Personal circumstances

[21]     The pre-sentence report discloses that you are 41 years old.   You were born

in the Cook Islands, and came to New Zealand when you were three years old.  Your parents have died, but you maintain a good relationship with your siblings.  You left school at the age of 15 with no formal qualifications.   Before moving to Northland eight  years  ago  you  worked  in  a  variety of  jobs,  including  at  a  bakery.   You  also completed  a  course  in  Maori  and  at  Youthline,  and  volunteered  at  the  Red  Cross. Since moving to Northland, you have not had regular employment.   For 15 months you did work with your former partner in a café business you ran.  You are actively involved in your community, helping out with your children’s sports teams and you are a volunteer fire fighter.

[22]     Your former partner is presently working in the Auckland area.   As a result, you are the sole caregiver of  your three children and nephew.   You also have two children from a previous relationship who reside in Auckland.

[23]     You  have  outstanding  fines  of  $4,670.00.   You  said  that  you  had  no  gang connections.

[24]     Regarding your offending, you said you did not dispute the summary of facts, and  you  accepted  full  responsibility  for  what  you  did. Your  offending  was  pre- planned.   The  report  writer  states  that  you  show  little  insight  into  your  offending. You never fully considered the legal consequences of what you were doing, and said that you just wanted “some more smoke”.   But you said you were given a wake up call  following  the  Police  search,  and  you  have  not  consumed  cannabis  since February 2009.

[25]     This  is  your  first  offence  of  this  nature,  but  you  have  previously  appeared before  the  Court  on  a  number  of  earlier  occasions  on  dishonesty,  driving  and compliance related charges.

[26]     You  are  assessed  at  a  low  risk  of  re-offending,  but  you  have  identified  as having a harmful pattern of drug use.   If your drug use is not addressed, then your risk of re-offending is likely to increase.
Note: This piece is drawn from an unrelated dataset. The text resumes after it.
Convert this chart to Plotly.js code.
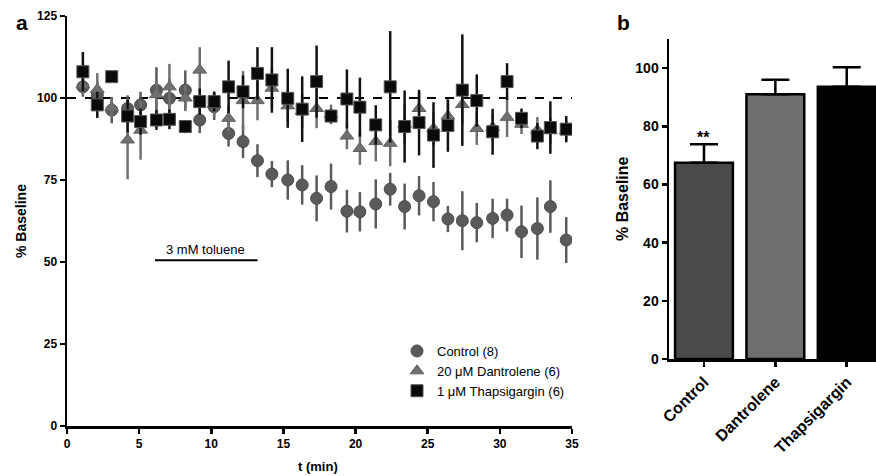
<!DOCTYPE html>
<html>
<head>
<meta charset="utf-8">
<script src="https://cdn.plot.ly/plotly-3.0.1.min.js"></script>
<style>html,body{margin:0;padding:0;background:#fff;}#chart{width:876px;height:476px;}</style>
</head>
<body>
<div id="chart"></div>
<script>
// ---- Panel a data ----
var times = [1.1, 2.1, 3.1, 4.2, 5.1, 6.2, 7.1, 8.2, 9.2, 10.2, 11.2, 12.2, 13.2, 14.2, 15.3, 16.3, 17.3, 18.3, 19.4, 20.3, 21.4, 22.4, 23.4, 24.4, 25.4, 26.4, 27.4, 28.4, 29.5, 30.5, 31.5, 32.6, 33.5, 34.6];
var control = [103.4, 101, 96.3, 96.8, 97.9, 102.4, 99.9, 102.4, 93.3, 97.3, 89.2, 86.7, 80.9, 76.8, 75, 73.5, 69.4, 73, 65.5, 65.3, 67.7, 72.2, 66.9, 70.2, 68.4, 63.1, 62.6, 62, 63.3, 64.3, 59.2, 60.2, 66.9, 56.7];
var controlErr = [3, 4, 4, 4, 4, 7, 6, 6, 4, 4, 4, 5, 5, 4, 6, 6, 7, 7, 6.5, 6, 7.5, 5, 7, 6, 6, 4, 9, 6, 6, 5, 8, 9.5, 8, 7];
var dantrolene = [104, 102.6, 97, 87.2, 90.2, 101, 103.4, 100, 108.5, 98, 93.8, 99.2, 99.2, 103, 97.6, 96, 96.8, 95, 88.4, 84.6, 86.7, 86.2, 92, 96.8, 90.7, 94.5, 98, 90.7, 91, 94.1, 92, 90.2, 90, 90];
var dantroleneErr = [3, 5, 3, 12, 9, 4, 7, 4, 7, 4, 4, 9, 6, 6, 5, 5, 6, 3, 4, 5, 6, 7, 6, 5, 5, 5, 6, 5, 4, 6, 3, 4, 4, 3];
var thapsigargin = [108, 97.9, 106.5, 94.5, 92.8, 93.3, 93.5, 91.3, 98.9, 98.9, 103.4, 101.9, 107.5, 105.5, 99.9, 96.6, 105, 94.5, 99.7, 97.2, 91.8, 103.4, 91.3, 92.5, 88.7, 91.6, 102.4, 99.2, 89.7, 105, 93.8, 88.4, 91, 90.5];
var thapsigarginErr = [6, 4, 1.5, 5, 4, 3, 3, 2, 4, 3, 8, 5, 8, 10, 9, 10, 11, 2, 9, 9, 6, 17, 11, 10, 10, 8, 17, 8, 7, 5.6, 3, 4, 8, 4];
var seriesNames = ['Control (8)', '20 \u03bcM Dantrolene (6)', '1 \u03bcM Thapsigargin (6)'];
var xTicksA = [0, 5, 10, 15, 20, 25, 30, 35];
var yTicksA = [0, 25, 50, 75, 100, 125];

// ---- Panel b data ----
var groups = ['Control', 'Dantrolene', 'Thapsigargin'];
var barValues = [67.5, 91, 93.6];
var barErr = [6.3, 5, 6.7];
var yTicksB = [0, 20, 40, 60, 80, 100];

var FONT = 'Liberation Sans, Arial, Helvetica, sans-serif';
var W = 876, H = 476;
function px(x){return x/W;}
function py(y){return 1 - y/H;}

var traces = [
  {x: times, y: control, name: seriesNames[0], type: 'scatter', mode: 'markers',
   marker: {symbol: 'circle', size: 12, color: '#5a5a5a', line: {color: '#4a4a4a', width: 1}},
   error_y: {type: 'data', array: controlErr, visible: true, color: '#5a5a5a', thickness: 2.5, width: 0},
   xaxis: 'x', yaxis: 'y'},
  {x: times, y: dantrolene, name: seriesNames[1], type: 'scatter', mode: 'markers',
   marker: {symbol: 'triangle-up', size: 12, color: '#707070', line: {color: '#606060', width: 1}},
   error_y: {type: 'data', array: dantroleneErr, visible: true, color: '#707070', thickness: 2.5, width: 0},
   xaxis: 'x', yaxis: 'y'},
  {x: times, y: thapsigargin, name: seriesNames[2], type: 'scatter', mode: 'markers',
   marker: {symbol: 'square', size: 12, color: '#0a0a0a', line: {color: '#555', width: 1}},
   error_y: {type: 'data', array: thapsigarginErr, visible: true, color: '#111', thickness: 2.5, width: 0},
   xaxis: 'x', yaxis: 'y'},
  {x: groups, y: barValues, type: 'bar', showlegend: false, width: 0.81,
   marker: {color: ['#4a4a4a', '#6e6e6e', '#000000'], line: {color: '#000', width: 2.5}},
   error_y: {type: 'data', symmetric: false, array: barErr, arrayminus: [0, 0, 0], visible: true, color: '#000', thickness: 2.5, width: 14},
   xaxis: 'x2', yaxis: 'y2'}
];

var tickFontA = {family: FONT, size: 12, color: '#000', weight: 'bold'};

var layout = {
  width: W, height: H,
  margin: {l: 0, r: 0, t: 0, b: 0},
  paper_bgcolor: '#fff', plot_bgcolor: 'rgba(0,0,0,0)',
  showlegend: true,
  legend: {x: px(397), y: py(336), xanchor: 'left', yanchor: 'top', bgcolor: 'rgba(0,0,0,0)',
           font: {family: FONT, size: 13, color: '#000'}, tracegroupgap: 0, itemwidth: 30},
  xaxis: {domain: [px(67), px(572)], range: [0, 35], tickvals: xTicksA, ticktext: xTicksA.map(String),
          showgrid: false, zeroline: false, showline: true, linecolor: '#000', linewidth: 2.5,
          ticks: 'outside', ticklen: 5, tickwidth: 2.5, tickcolor: '#000', tickfont: tickFontA,
          anchor: 'y', fixedrange: true},
  yaxis: {domain: [py(426), py(16)], range: [0, 125], tickvals: yTicksA, ticktext: yTicksA.map(String),
          showgrid: false, zeroline: false, showline: true, linecolor: '#000', linewidth: 2.5,
          ticks: 'outside', ticklen: 5, tickwidth: 2.5, tickcolor: '#000', tickfont: tickFontA,
          anchor: 'x', fixedrange: true},
  xaxis2: {domain: [px(669), 1], range: [-0.49, 2.41], type: 'category',
           showgrid: false, zeroline: false, showline: true, linecolor: '#000', linewidth: 2.5,
           ticks: 'outside', ticklen: 5, tickwidth: 2.5, tickcolor: '#000', tickangle: -45,
           tickfont: {family: FONT, size: 16, color: '#000', weight: 'bold'}, anchor: 'y2', fixedrange: true},
  yaxis2: {domain: [py(359), py(39)], range: [0, 110], tickvals: yTicksB, ticktext: yTicksB.map(String),
           showgrid: false, zeroline: false, showline: true, linecolor: '#000', linewidth: 2.5,
           ticks: 'outside', ticklen: 5, tickwidth: 2.5, tickcolor: '#000', tickfont: {family: FONT, size: 14, color: '#000', weight: 'bold'},
           anchor: 'x2', fixedrange: true},
  shapes: [
    {type: 'line', xref: 'x', yref: 'y', x0: 0, x1: 35, y0: 100, y1: 100,
     line: {color: '#000', width: 2, dash: 'dash'}, layer: 'below'},
    {type: 'line', xref: 'x', yref: 'y', x0: 6.1, x1: 13.2, y0: 50.5, y1: 50.5,
     line: {color: '#000', width: 2}}
  ],
  annotations: [
    {text: 'a', xref: 'paper', yref: 'paper', x: px(14), y: py(22), xanchor: 'left', yanchor: 'middle', showarrow: false,
     font: {family: FONT, size: 21, color: '#000', weight: 'bold'}},
    {text: 'b', xref: 'paper', yref: 'paper', x: px(615), y: py(22), xanchor: 'left', yanchor: 'middle', showarrow: false,
     font: {family: FONT, size: 21, color: '#000', weight: 'bold'}},
    {text: '% Baseline', xref: 'paper', yref: 'paper', x: px(21), y: py(221), textangle: -90, showarrow: false,
     xanchor: 'center', yanchor: 'middle', font: {family: FONT, size: 14, color: '#000', weight: 'bold'}},
    {text: 't (min)', xref: 'paper', yref: 'paper', x: px(318), y: py(466), showarrow: false,
     xanchor: 'center', yanchor: 'middle', font: {family: FONT, size: 13, color: '#000', weight: 'bold'}},
    {text: '% Baseline', xref: 'paper', yref: 'paper', x: px(622), y: py(199), textangle: -90, showarrow: false,
     xanchor: 'center', yanchor: 'middle', font: {family: FONT, size: 16, color: '#000', weight: 'bold'}},
    {text: '3 mM toluene', xref: 'x', yref: 'y', x: 9.6, y: 50.5, yshift: 11, showarrow: false,
     xanchor: 'center', yanchor: 'middle', font: {family: FONT, size: 13, color: '#000'}},
    {text: '**', xref: 'x2', yref: 'y2', x: 'Control', y: barValues[0] + barErr[0], yshift: 7, showarrow: false,
     xanchor: 'center', yanchor: 'middle', font: {family: FONT, size: 16, color: '#000', weight: 'bold'}}
  ]
};

Plotly.newPlot('chart', traces, layout, {displayModeBar: false, staticPlot: true});
</script>
</body>
</html>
[27]     The pre-sentence report recommended that you attend a suitable alcohol and drug treatment programme, either in the community or in prison.

[28]     Your proposed home detention address was found to be unsuitable as it is 54 kilometres  away  from  the  CPPS  office,  which  is  where  your  sentence  would  be monitored from.   However, due to the seriousness of your offending a sentence of imprisonment was recommended.

Crown submissions

[29]     The Crown originally submitted, on the basis of Detective Sergeant Miller’s evidence,  that  the  offending  fell  within  category  3  of  Terewi  and  that  the  starting point should be 5 years imprisonment but this recommendation was altered today to 4 years imprisonment to allow for the number of immature seedlings or plants found and  also  to  recognise,  in  accordance  with  Terewi,  that  there  should  be  a  lower starting point to reflect the low level of actual sales.

[30]     The Crown submitted that the aggravating features of the offending were the fact that cannabis offending is endemic in Northland and your large-scale operation not only involved harm to you but also contributed to the harm from the use of drugs

in the Northland region.  The Crown also submitted that a further aggravating factor was premeditation apparent from the sourcing, planting and ongoing care of such a large number of plants.

[31]     The Crown accepted that there were no aggravating features relating to you personally  and  that  your  guilty  plea  was  a  mitigating  factor  which  taking  into account pre-Hessell[2]  discounts and the historic approach to such pleas in Northland meant that a discount of up to 33% was appropriate.

[2] [2009] NZCA 450.

[32]     On the question of the relevance of your personal and family circumstances, Crown  counsel  reminded  me that  in terms  of  Terewi  such  factors  should  be  given little, if any, weight.

Defence submissions

[33]     Your  counsel  in  carefully  prepared  written  and  oral  submissions  has  asked the Court to take into account the following matters when sentencing you for these serious offences:

a)        Your  primary  purpose  in  cultivating  the  cannabis  was  to  meet  the addictions of yourself and your former partner.

b)Your  secondary purpose  was  to  oblige  those  in  your  close  cannabis using circle with nil cost cannabis.

c)        In  terms  of  Terewi,  the  starting  point  should  be  mid  category  2, namely 3 years imprisonment.

d)The  manner  of  cultivation  was  rudimentary  and  while  successful beyond  your  expectations,  did  not  show  a  commercial  intent  as  the usual indicia of commerciality were missing.

e)        An allowance should be made for the number of seedlings rather than mature plants.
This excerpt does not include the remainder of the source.